Lazar Radak 13" x 9.5", oil on wood, 2014 |
Mukim Tahir Oturan 12" x 6.5", oil on wood, 2014 |
The wonderful thing about the research in the music of the past, and the research of music from far away places is that one is confronted with a humanity that is so strange yet so familiar. Considering the now widely accepted assumption that people from long ago and far away places had the same mental capacities than we have, it tells us a lot about our own identity. Through otherness, or through negation, we can see a more completed picture of what it means to be a creative human being. We can see historical connections and understand better how the culture is evolving. In the arts we conclude now that the work that was made 40,000 years ago in caves in France, Indonesia, and Australia, was as cognitively advanced as what is produced in the present. Music is more difficult because recordings only go back a little over a hundred years. Music notation has been around longer but not nearly to extent that we witness in visual art. We have to do with approximation then, which gets harder and harder in the current global culture.

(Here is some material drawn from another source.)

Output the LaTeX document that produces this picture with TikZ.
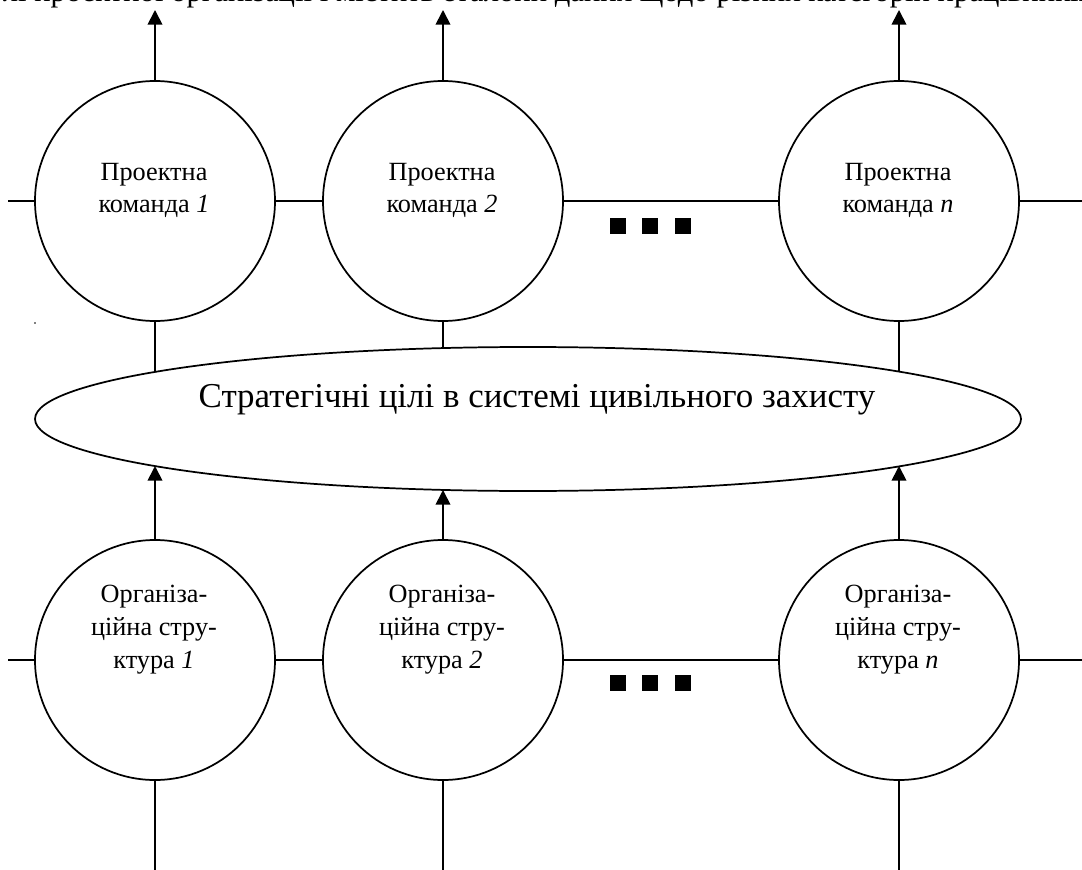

There is however a wealth of historic recording that provide a glimpse into what music could have been like ages ago. Early ethnomusicological recordings document societies that did not have contact yet with western civilization and whose music, it can be assumed, was relatively unchanged throughout the centuries. Early recordings also bear witness to a fast vanishing oral poetry tradition. The music and poetry from the more remote areas of classical Greece, such as Macedonia, that tradition was alive well into the 20th century. An insight in the workings of oral poetry provides invaluable information for the ongoing debate of originality, authorship, copyright, and plagiarism in western discourse. Listening to oral poetry performed by Balkan musicians strikes a chord of timelessness into the listener. In a similar vein it explains the durable character of old blues recording (that also stem from an oral tradition). The two men with mustaches depicted here come from areas with a long Grecian tradition. Macedonian Lazar Radak performs an epic poem in the Homeric tradition accompanied by the customary one-string gusle, while Mukim Tahir Oturan hails from Şanlıurfa in Southeast Turkey. His music stems from ancient Islamic traditions.